# [Plotting code records]
++++++++++++++++++++

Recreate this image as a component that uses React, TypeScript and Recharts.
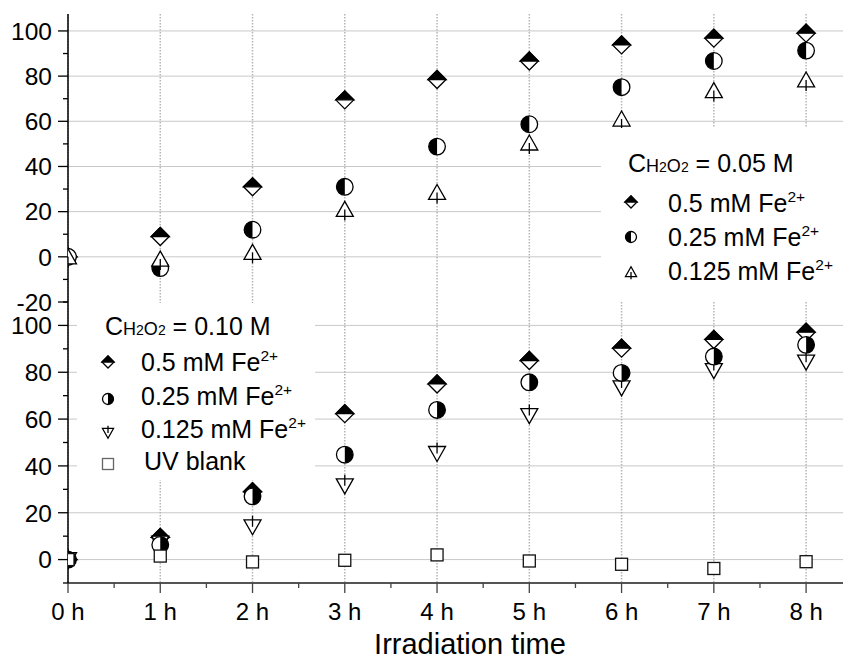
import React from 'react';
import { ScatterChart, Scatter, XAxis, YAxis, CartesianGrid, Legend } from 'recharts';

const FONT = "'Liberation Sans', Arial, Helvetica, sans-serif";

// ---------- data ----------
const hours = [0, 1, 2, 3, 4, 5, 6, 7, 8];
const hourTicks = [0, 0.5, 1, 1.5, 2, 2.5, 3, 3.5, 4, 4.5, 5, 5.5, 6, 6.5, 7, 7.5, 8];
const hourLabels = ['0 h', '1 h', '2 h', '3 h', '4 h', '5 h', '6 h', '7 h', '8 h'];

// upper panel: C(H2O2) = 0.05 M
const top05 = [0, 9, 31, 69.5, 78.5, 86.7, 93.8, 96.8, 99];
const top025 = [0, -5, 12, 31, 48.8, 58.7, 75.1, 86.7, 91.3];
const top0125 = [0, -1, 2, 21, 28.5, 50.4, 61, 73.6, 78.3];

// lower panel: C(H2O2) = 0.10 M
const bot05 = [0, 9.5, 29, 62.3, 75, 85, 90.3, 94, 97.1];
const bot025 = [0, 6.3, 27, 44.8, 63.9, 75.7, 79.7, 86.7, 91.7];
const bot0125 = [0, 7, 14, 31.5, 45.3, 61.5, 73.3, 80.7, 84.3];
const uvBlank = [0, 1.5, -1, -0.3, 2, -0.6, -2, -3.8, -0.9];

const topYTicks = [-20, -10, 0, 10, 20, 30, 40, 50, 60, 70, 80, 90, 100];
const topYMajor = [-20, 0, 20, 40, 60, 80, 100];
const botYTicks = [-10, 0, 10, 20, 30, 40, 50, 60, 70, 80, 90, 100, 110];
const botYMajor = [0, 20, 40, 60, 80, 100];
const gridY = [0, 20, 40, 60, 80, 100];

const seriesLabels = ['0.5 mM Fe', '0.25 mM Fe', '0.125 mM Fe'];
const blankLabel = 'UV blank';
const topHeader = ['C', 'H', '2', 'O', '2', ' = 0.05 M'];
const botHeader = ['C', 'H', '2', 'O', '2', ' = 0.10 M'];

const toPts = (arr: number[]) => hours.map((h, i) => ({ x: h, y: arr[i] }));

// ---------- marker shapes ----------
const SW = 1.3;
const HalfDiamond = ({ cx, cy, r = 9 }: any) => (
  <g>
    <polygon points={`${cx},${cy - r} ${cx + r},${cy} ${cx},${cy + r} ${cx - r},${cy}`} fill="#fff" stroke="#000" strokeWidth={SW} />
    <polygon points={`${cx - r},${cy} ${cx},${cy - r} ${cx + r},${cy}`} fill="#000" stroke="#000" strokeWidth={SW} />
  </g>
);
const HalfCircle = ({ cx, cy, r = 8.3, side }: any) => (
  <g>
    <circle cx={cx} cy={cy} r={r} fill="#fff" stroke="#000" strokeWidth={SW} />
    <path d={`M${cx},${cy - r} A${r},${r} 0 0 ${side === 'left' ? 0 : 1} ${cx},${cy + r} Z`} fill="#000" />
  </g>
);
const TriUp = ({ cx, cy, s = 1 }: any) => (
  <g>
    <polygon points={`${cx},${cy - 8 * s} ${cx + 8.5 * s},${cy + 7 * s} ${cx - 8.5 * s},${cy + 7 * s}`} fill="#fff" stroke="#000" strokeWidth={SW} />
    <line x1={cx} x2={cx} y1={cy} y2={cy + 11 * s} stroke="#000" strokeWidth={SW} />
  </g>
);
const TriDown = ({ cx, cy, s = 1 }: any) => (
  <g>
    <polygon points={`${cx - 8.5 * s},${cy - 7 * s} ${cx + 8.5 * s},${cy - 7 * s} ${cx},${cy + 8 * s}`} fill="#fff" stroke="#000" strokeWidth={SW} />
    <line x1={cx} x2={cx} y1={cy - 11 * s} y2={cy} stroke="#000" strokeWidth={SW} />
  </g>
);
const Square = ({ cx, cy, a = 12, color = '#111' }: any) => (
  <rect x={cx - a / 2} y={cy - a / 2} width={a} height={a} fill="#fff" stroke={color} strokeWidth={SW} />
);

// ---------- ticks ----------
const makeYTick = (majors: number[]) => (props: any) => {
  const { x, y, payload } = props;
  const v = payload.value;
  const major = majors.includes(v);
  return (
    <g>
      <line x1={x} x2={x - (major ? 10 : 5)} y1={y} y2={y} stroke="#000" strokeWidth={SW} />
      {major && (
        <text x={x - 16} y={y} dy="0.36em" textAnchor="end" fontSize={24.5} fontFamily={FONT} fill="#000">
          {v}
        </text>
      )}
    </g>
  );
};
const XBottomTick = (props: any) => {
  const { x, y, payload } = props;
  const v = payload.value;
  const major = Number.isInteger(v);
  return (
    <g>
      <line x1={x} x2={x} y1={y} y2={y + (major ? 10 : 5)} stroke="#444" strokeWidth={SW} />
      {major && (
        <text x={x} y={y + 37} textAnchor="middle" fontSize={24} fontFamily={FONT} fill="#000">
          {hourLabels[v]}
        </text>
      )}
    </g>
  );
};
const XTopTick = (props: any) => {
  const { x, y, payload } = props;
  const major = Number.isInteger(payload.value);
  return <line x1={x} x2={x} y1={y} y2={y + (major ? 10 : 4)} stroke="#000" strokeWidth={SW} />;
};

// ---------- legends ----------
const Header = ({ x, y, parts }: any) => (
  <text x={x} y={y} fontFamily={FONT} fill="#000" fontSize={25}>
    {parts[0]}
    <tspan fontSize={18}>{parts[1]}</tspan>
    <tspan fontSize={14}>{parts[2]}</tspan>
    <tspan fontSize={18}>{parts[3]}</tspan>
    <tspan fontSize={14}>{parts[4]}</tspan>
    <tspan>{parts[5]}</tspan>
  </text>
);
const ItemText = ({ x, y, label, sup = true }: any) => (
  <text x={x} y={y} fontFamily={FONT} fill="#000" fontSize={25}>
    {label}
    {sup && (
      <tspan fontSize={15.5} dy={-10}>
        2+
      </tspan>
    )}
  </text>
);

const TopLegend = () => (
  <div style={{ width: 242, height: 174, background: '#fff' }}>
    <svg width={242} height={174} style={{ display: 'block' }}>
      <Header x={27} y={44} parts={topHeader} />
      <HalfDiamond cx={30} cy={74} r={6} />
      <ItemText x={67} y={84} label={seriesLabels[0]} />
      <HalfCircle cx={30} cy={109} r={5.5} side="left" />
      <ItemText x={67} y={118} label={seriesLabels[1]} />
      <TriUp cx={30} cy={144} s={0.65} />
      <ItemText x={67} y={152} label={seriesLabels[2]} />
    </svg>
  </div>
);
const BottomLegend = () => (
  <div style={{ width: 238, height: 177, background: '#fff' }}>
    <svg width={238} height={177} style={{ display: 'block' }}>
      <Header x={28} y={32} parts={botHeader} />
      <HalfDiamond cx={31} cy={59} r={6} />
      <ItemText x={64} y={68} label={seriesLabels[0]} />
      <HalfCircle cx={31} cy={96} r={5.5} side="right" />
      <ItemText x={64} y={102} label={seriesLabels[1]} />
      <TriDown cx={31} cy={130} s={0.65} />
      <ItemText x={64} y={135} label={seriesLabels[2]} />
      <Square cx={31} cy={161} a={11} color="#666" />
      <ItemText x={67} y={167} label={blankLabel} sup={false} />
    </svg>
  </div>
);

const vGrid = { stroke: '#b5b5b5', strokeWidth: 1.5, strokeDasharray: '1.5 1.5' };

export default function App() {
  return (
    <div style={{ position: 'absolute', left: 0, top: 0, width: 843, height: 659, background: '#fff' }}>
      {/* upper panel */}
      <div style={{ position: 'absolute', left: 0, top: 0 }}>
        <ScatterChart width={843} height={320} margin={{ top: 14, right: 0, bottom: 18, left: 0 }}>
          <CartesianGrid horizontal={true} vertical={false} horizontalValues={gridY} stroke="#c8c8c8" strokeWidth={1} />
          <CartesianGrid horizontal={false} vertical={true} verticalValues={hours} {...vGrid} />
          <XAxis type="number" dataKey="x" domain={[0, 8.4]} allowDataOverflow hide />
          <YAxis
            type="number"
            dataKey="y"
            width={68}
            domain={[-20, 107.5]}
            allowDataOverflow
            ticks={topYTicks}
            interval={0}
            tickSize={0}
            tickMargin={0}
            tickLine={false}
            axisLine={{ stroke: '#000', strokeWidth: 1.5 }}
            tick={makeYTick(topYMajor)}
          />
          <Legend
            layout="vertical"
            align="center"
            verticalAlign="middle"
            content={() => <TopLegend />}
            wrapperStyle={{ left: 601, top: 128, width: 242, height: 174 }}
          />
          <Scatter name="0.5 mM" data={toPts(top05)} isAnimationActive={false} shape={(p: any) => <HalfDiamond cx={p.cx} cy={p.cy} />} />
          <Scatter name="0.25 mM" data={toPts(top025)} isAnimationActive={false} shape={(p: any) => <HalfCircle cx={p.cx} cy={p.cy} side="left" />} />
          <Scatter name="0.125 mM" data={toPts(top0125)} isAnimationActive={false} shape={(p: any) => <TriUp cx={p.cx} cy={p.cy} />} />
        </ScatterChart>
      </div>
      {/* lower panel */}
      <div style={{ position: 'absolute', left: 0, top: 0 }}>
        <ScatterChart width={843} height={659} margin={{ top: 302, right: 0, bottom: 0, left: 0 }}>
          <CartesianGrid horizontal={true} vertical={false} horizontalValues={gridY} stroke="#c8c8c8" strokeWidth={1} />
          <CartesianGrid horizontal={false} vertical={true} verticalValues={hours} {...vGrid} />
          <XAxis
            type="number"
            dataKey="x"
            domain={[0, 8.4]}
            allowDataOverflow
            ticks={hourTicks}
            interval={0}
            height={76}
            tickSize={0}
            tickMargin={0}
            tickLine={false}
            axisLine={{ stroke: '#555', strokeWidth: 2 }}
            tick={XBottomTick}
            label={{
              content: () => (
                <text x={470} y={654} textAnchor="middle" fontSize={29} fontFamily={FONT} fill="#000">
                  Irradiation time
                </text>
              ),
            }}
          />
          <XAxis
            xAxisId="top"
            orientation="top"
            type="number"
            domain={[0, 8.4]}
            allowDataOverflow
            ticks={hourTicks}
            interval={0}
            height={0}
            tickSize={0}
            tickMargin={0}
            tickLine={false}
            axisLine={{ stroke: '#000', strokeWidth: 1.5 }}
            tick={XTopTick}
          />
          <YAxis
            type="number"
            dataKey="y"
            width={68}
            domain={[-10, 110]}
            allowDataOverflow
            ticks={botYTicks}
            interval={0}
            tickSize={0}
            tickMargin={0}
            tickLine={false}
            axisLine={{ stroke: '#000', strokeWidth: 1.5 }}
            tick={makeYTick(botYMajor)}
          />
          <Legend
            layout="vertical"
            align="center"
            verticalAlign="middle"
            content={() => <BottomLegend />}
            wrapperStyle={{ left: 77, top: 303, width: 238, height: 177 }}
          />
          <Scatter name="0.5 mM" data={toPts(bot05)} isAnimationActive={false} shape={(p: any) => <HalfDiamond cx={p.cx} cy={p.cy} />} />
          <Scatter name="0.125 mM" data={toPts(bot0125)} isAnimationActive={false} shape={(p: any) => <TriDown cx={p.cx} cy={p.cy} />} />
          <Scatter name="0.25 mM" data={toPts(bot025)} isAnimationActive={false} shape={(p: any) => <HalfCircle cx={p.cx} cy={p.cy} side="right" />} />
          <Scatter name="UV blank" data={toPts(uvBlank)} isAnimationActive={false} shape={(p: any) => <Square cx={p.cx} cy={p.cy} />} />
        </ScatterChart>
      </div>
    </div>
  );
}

++++++++++++++++++++

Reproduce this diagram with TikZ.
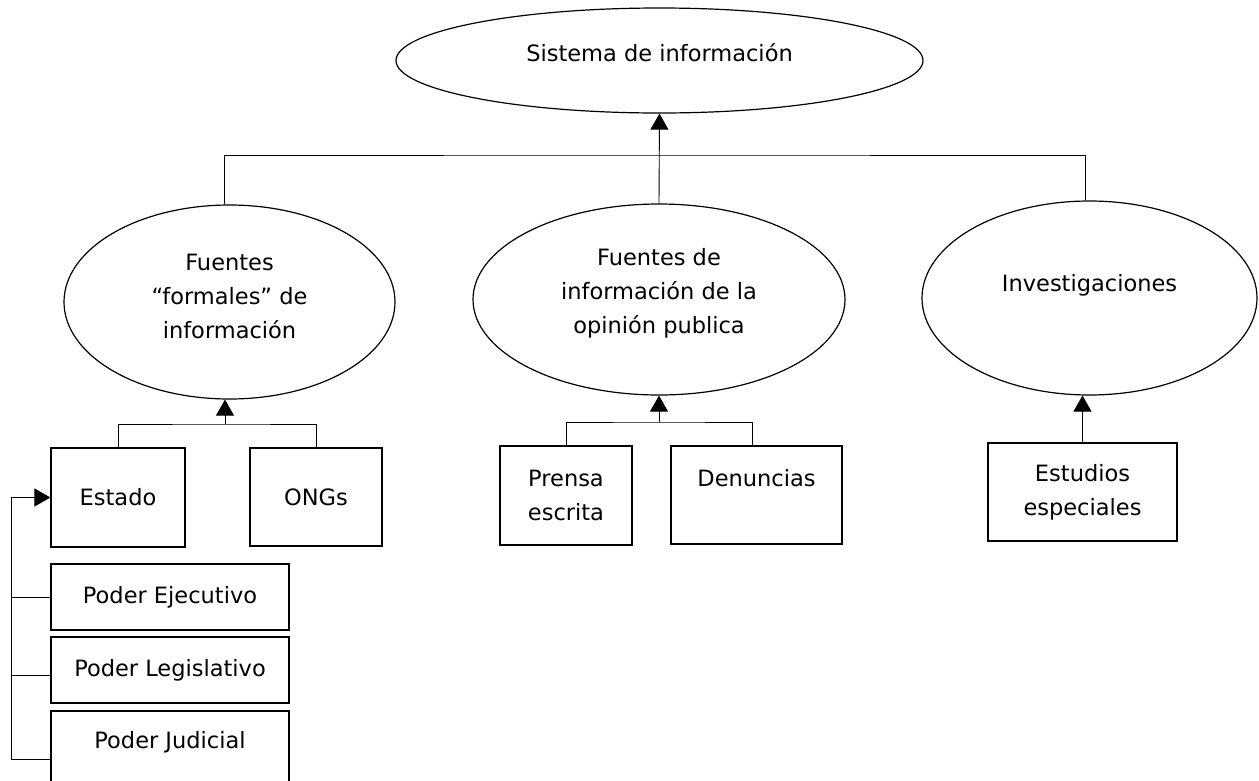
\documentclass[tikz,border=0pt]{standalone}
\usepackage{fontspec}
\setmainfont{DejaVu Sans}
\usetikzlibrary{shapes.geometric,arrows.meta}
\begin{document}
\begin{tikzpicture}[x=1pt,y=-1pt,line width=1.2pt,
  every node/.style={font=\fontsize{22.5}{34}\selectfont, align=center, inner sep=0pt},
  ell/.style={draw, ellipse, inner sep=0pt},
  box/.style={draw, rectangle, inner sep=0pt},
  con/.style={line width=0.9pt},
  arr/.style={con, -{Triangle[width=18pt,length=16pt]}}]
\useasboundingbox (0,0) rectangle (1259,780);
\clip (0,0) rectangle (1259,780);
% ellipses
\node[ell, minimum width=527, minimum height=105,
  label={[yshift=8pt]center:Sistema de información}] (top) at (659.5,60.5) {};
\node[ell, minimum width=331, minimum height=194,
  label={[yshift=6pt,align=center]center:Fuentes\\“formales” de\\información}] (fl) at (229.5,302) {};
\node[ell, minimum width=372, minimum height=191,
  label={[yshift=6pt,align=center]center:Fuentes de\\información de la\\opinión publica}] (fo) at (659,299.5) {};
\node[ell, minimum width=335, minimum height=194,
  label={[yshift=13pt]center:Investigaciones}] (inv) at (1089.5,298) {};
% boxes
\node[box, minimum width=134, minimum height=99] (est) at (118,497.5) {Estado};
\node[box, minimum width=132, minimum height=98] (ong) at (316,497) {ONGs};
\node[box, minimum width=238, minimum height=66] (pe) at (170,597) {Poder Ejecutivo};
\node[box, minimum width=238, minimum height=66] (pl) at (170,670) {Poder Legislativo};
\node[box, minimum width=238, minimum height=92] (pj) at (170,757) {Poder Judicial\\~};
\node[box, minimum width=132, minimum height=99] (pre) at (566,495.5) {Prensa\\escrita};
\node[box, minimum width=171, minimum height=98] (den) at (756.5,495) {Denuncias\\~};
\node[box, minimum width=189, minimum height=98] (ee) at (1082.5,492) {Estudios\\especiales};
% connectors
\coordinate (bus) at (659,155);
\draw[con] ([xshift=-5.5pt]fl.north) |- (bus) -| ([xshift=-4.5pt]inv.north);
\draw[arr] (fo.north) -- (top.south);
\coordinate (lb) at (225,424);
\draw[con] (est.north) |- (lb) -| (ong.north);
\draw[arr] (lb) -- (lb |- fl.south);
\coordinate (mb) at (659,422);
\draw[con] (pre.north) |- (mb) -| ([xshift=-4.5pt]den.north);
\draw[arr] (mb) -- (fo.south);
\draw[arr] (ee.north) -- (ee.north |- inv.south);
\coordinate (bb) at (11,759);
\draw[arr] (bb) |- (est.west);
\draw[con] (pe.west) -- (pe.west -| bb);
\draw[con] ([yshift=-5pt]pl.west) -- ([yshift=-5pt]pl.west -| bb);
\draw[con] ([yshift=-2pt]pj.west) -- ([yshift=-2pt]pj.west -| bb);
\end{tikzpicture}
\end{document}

++++++++++++++++++++

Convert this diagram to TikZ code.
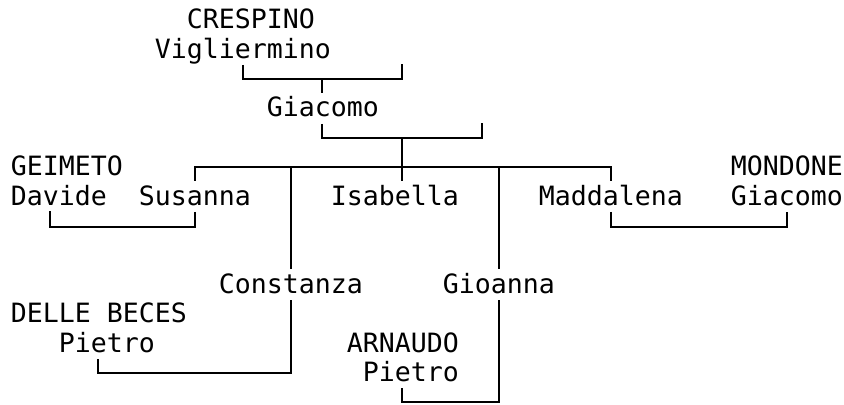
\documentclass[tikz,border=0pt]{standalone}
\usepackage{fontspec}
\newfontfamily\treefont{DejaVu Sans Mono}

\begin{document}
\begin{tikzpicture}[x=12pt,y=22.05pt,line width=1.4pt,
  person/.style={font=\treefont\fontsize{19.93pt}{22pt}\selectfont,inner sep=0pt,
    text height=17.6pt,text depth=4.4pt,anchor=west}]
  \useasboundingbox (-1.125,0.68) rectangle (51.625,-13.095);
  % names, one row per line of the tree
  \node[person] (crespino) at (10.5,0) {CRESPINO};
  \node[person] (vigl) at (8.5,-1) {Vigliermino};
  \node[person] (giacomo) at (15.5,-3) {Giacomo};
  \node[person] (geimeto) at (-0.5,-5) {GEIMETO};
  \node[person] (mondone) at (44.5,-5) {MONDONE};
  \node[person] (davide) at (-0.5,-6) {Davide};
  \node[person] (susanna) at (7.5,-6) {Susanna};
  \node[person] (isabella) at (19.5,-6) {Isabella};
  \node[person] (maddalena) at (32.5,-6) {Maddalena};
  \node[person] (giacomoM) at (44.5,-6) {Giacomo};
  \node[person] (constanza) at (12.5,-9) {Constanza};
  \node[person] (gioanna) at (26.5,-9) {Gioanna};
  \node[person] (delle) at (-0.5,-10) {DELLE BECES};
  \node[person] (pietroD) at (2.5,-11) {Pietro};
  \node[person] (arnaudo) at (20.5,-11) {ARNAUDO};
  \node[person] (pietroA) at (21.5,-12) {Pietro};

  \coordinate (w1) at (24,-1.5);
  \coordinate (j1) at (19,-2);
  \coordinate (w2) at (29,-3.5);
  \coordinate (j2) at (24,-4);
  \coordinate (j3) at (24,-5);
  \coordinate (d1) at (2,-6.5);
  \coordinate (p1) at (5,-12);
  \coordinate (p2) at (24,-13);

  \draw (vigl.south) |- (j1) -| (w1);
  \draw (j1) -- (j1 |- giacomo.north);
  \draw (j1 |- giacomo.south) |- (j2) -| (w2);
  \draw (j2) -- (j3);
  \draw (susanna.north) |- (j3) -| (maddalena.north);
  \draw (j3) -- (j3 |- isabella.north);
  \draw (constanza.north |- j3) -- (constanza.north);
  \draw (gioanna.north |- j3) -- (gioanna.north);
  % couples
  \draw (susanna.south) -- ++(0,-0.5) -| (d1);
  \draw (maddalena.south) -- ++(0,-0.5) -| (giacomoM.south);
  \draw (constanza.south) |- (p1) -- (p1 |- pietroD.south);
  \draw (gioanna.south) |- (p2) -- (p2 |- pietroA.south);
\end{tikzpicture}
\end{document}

++++++++++++++++++++

# [Exercise aim]
Repeat exactly the stretch of lines that opens with the line containing "Recreate this image" and closes with the line containing "-2, -3.8, -0.9];". Leave the pictures out, and add nothing.

# [Output]
Recreate this image as a component that uses React, TypeScript and Recharts.
import React from 'react';
import { ScatterChart, Scatter, XAxis, YAxis, CartesianGrid, Legend } from 'recharts';

const FONT = "'Liberation Sans', Arial, Helvetica, sans-serif";

// ---------- data ----------
const hours = [0, 1, 2, 3, 4, 5, 6, 7, 8];
const hourTicks = [0, 0.5, 1, 1.5, 2, 2.5, 3, 3.5, 4, 4.5, 5, 5.5, 6, 6.5, 7, 7.5, 8];
const hourLabels = ['0 h', '1 h', '2 h', '3 h', '4 h', '5 h', '6 h', '7 h', '8 h'];

// upper panel: C(H2O2) = 0.05 M
const top05 = [0, 9, 31, 69.5, 78.5, 86.7, 93.8, 96.8, 99];
const top025 = [0, -5, 12, 31, 48.8, 58.7, 75.1, 86.7, 91.3];
const top0125 = [0, -1, 2, 21, 28.5, 50.4, 61, 73.6, 78.3];

// lower panel: C(H2O2) = 0.10 M
const bot05 = [0, 9.5, 29, 62.3, 75, 85, 90.3, 94, 97.1];
const bot025 = [0, 6.3, 27, 44.8, 63.9, 75.7, 79.7, 86.7, 91.7];
const bot0125 = [0, 7, 14, 31.5, 45.3, 61.5, 73.3, 80.7, 84.3];
const uvBlank = [0, 1.5, -1, -0.3, 2, -0.6, -2, -3.8, -0.9];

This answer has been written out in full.